New dictionaries are replacing those originally in use. A range of queries suitable for creating new dictionaries has been developed at Wikidata:WikiFactMine/Core SPARQL. (That page also contains some graphics examples, and "utility" queries. These are both marked as "auxiliary".)

Major points about them are:

  1. Finer-grained. In terms of Wikipedia categories, which are in some ways analogous, we aim to do "diffusion". For example, break up locations by continent.
  2. Rational, dynamic reconstructions via SPARQL. Using SPARQL and Wikidata to generate dictionaries automatically builds in updated information. Federation of SPARQL queries around Wikidata means, going forward, we will not be limited to information drawn from Wikidata.
  3. Free structure. Wikidata's coverage is still patchy in parts, and a dictionary at present can consist of a SPARQL query and an appended list. The list can plug gaps on a temporary basis.
  4. Transitional. We think in terms of syncing our dictionaries and Wikidata, by improving Wikidata (with new items, aliases and statements), in a win-win way, as we gain experience.

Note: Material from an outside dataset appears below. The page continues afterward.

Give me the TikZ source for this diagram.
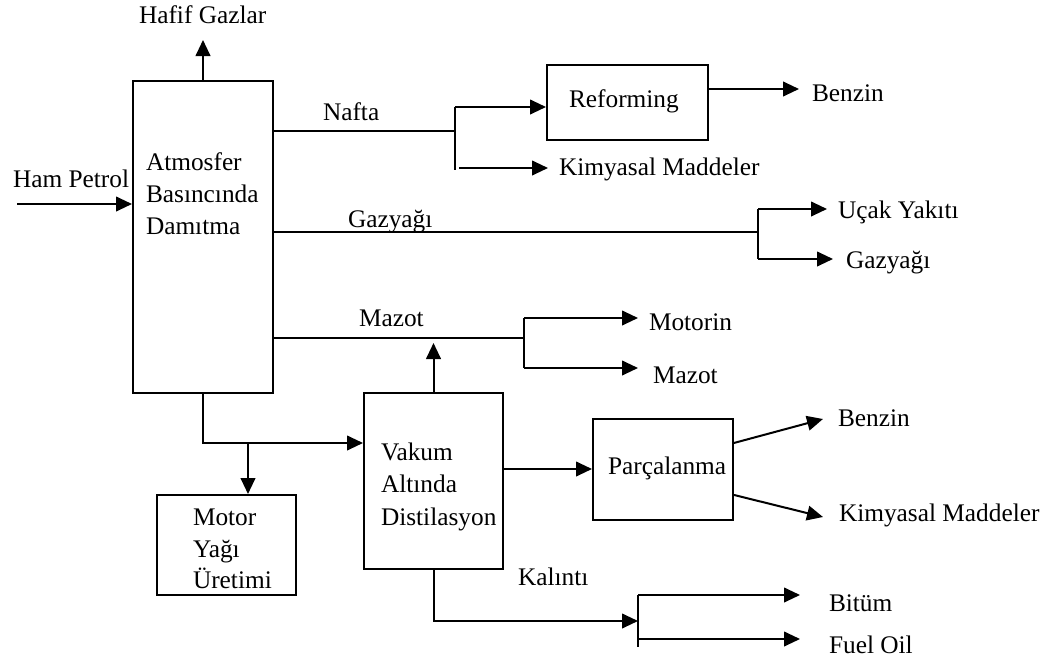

This will allow piecemeal improvement of the SPARQL dictionaries, and eventual retirement of the legacy static dictionaries. (Some matching work could go on here, but by case-by-case decision.) This programme should allow for a rolling change in the basic dictionaries used by WikiFactMine, going forward. But we have to learn the ground first. We can take on board WikiProject input as we do it, as well as reflecting on current content of the published papers we scrape.
  5. Playing to strengths. We can expect good recall in the "long tail" situation. For example for two dictionaries, insects and plants, expect more interest from the rain forest situation (many beetles and shrubs), than in the agribusiness context of a small number of pests and grain species.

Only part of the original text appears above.